• _WORK TO BE COMPLETED_:
Begin with the first line below and retype each line exactly through the line containing "import * as". Any pictures are to be left out.

• _DATA SHOWN_:
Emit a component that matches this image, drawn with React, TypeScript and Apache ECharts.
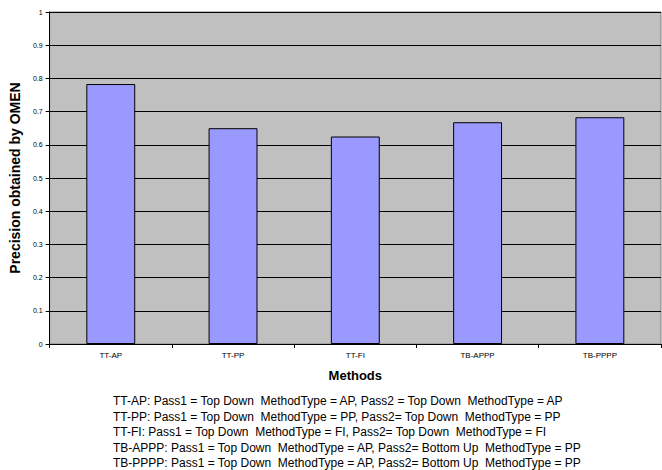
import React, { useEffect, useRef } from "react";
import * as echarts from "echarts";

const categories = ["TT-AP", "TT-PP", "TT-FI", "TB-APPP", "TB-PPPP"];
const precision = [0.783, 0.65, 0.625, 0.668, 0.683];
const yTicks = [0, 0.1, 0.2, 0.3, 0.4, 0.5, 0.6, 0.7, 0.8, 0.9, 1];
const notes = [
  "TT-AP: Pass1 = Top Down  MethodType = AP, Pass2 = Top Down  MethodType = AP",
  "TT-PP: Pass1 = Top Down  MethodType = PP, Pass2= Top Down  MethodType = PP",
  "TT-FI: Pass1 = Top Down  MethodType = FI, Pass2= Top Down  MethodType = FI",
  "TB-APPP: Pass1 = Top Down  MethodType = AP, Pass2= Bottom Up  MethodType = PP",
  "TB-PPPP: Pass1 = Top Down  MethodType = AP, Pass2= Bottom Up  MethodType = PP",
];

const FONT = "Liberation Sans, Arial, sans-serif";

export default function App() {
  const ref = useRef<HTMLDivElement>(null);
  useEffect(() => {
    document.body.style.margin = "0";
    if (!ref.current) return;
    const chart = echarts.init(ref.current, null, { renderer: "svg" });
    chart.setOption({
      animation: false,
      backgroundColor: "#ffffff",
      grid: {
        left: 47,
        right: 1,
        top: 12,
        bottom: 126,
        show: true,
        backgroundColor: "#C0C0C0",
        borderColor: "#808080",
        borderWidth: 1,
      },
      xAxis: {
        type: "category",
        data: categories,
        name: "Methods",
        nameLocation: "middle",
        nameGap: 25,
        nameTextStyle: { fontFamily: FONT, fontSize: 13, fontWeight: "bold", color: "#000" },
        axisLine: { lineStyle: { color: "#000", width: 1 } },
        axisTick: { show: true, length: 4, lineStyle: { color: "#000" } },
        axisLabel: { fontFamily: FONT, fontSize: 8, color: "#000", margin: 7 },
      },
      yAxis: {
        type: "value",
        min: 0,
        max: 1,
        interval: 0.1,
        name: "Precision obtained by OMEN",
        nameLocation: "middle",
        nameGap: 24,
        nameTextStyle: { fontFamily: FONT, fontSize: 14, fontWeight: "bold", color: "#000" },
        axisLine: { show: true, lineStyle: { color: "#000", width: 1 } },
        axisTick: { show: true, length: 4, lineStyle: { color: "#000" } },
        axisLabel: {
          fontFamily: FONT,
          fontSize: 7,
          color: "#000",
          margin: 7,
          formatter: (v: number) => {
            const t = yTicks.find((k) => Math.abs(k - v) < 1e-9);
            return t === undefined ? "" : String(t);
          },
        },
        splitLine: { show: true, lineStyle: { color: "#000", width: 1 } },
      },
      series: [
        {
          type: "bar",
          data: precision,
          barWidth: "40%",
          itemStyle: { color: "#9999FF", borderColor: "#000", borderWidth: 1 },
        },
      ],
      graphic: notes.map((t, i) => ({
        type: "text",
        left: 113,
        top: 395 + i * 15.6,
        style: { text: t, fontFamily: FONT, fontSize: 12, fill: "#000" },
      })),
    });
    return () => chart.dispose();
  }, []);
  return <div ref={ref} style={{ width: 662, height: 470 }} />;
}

• _RESPONSE TO THE EXERCISE_:
Emit a component that matches this image, drawn with React, TypeScript and Apache ECharts.
import React, { useEffect, useRef } from "react";
import * as echarts from "echarts";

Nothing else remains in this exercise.